Estes são os Protomártires da Igreja de Roma. Seus nomes
são desconhecidos nesta terra, mas no Céu eles brilham como sóis por toda a
eternidade, e lá intercedem por nós que aqui celebramos sua gloriosa memória.
Por que Nero perseguiu os cristãos? Diz-nos Cornélio
Tácito no XV livro dos Anais: “Como circulavam vozes que o incêndio de Roma
tivesse sido fraudulento, Nero apresentou como culpados, punindo-os com penas
excepcionais, os que, odiados por suas abominações, eram chamados pelo vulgo
cristãos”.
Nos tempos de Nero, em Roma, ao lado da comunidade
judaica, vivia a pequena e pacífica comunidade dos cristãos. Sobre estes, pouco
conhecidos, circulavam notícias caluniosas. Nero descarregou sobre eles,
condenando-os a cruéis sacrifícios, as acusações feitas a ele.

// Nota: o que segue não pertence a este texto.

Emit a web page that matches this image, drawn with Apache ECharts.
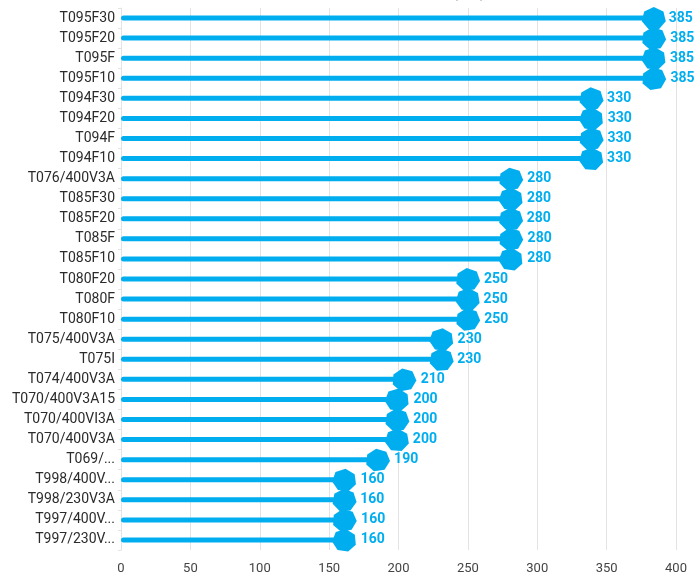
<!DOCTYPE html>
<html>
<head>
<meta charset="utf-8">
<script src="https://cdn.jsdelivr.net/npm/echarts@6/dist/echarts.min.js"></script>
<style>
  html, body { margin: 0; padding: 0; background: #fff; }
  #main { width: 696px; height: 577px; }
</style>
</head>
<body>
<div id="main"></div>
<script>
var models = ['T095F30', 'T095F20', 'T095F', 'T095F10', 'T094F30', 'T094F20', 'T094F', 'T094F10',
  'T076/400V3A', 'T085F30', 'T085F20', 'T085F', 'T085F10', 'T080F20', 'T080F', 'T080F10',
  'T075/400V3A', 'T075I', 'T074/400V3A', 'T070/400V3A15', 'T070/400VI3A', 'T070/400V3A',
  'T069/...', 'T998/400V...', 'T998/230V3A', 'T997/400V...', 'T997/230V...'];
// printed values
var powerLabel = [385, 385, 385, 385, 330, 330, 330, 330,
  280, 280, 280, 280, 280, 250, 250, 250,
  230, 230, 210, 200, 200, 200,
  190, 160, 160, 160, 160];
// positions of the marks
var power = [384, 384, 384, 384, 339, 339, 339, 339,
  281, 281, 281, 281, 281, 250, 250, 250,
  231, 231, 204, 199, 199, 199,
  185, 161, 161, 161, 161];
var xTicks = [0, 50, 100, 150, 200, 250, 300, 350, 400];
var rot = [0, 8, -6, 10, 4, -8, 6, -4, 8, -6, 4, 10, -8, 6, -4, 8,
  -6, 4, 10, -8, 6, -4, 8, -6, 4, 10, -8];

var blue = '#00aeef';

// heptagon marker
var pts = [];
for (var i = 0; i < 7; i++) {
  var a = -Math.PI / 2 + i * 2 * Math.PI / 7;
  pts.push((50 + 50 * Math.cos(a)).toFixed(1) + ',' + (50 + 50 * Math.sin(a)).toFixed(1));
}
var hepta = 'path://M' + pts.join('L') + 'Z';

var chart = echarts.init(document.getElementById('main'));
var option = {
  animation: false,
  title: {
    text: 'Rated power (kW)',
    left: 354,
    top: -20,
    textStyle: {fontFamily: 'Roboto', fontSize: 16, fontWeight: 'normal', color: '#333'}
  },
  grid: {left: 121, right: 20, top: 8, bottom: 27},
  xAxis: {
    type: 'value',
    min: 0,
    max: 400,
    interval: 50,
    axisLine: {show: false},
    axisTick: {show: false},
    splitLine: {lineStyle: {color: '#e3e3e3', width: 1}},
    axisLabel: {
      color: '#444', fontFamily: 'Roboto', fontSize: 13, margin: 12,
      formatter: function (v) { return xTicks.indexOf(v) >= 0 ? String(v) : ''; }
    }
  },
  yAxis: {
    type: 'category',
    inverse: true,
    data: models,
    axisLine: {show: true, lineStyle: {color: '#e3e3e3'}},
    axisTick: {show: true, length: 3, lineStyle: {color: '#e3e3e3'}},
    axisLabel: {color: '#2b2b2b', fontFamily: 'Roboto', fontSize: 14, margin: 6}
  },
  series: [
    {
      type: 'bar',
      data: power,
      barWidth: 5,
      itemStyle: {color: blue, borderRadius: 2.5},
      z: 2
    },
    {
      type: 'scatter',
      data: power.map(function (v, i) {
        return {value: [v, i, powerLabel[i]], symbolRotate: rot[i]};
      }),
      encode: {x: 0, y: 1},
      symbol: hepta,
      symbolSize: [24, 22],
      itemStyle: {color: blue, opacity: 1},
      label: {
        show: true,
        position: 'right',
        distance: 3,
        color: blue,
        fontFamily: 'Roboto',
        fontWeight: 'bold',
        fontSize: 14,
        formatter: function (p) { return p.value[2]; }
      },
      z: 3
    }
  ]
};
chart.setOption(option);
</script>
</body>
</html>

Por outro lado, as ideias professadas pelos cristãos eram
desafio aberto aos deuses pagãos, ciumentos e vingativos.
“Os pagãos — lembrará mais tarde o escritor Tertuliano —
atribuem aos cristãos toda sorte de calamidade pública, todo flagelo. Se as
águas do Tibre saem do leito e invadem a cidade, se ao contrário as águas do
Nilo não crescem para inundar os campos, se houver seca, carestia, peste,
terremoto, é tudo culpa dos cristãos, que desprezam os deuses, e de todos os
lados se grita: os cristãos aos leões!”
Nero teve a responsabilidade de haver dado início à
absurda hostilidade do povo romano, que na verdade era muito tolerante em
matéria de religião, em relação aos cristãos: a ferocidade com a qual atingiu
os presumíveis incendiários não encontra justificação nem no supremo interesse
do império.
Episódios horrendos como os das tochas humanas, cobertas
de piche e incendiadas nos jardins da colina Oppio, ou como o de mulheres e
crianças vestidas com peles de animais e abandonadas à mercê dos animais
ferozes no circo, foram tais que chegaram a produzir sentimento de piedade e de
horror no povo romano.
“Então — escreve ainda Tácito — manifestou-se um
sentimento de piedade, ainda que se tratasse de gente merecedora dos mais
exemplares castigos, porque se via que eram eliminados não pelo bem público,
mas para satisfazer a crueldade de um indivíduo”, Nero. A perseguição não se
limitou àquele verão fatal de 64, mas se prolongou até o ano 67.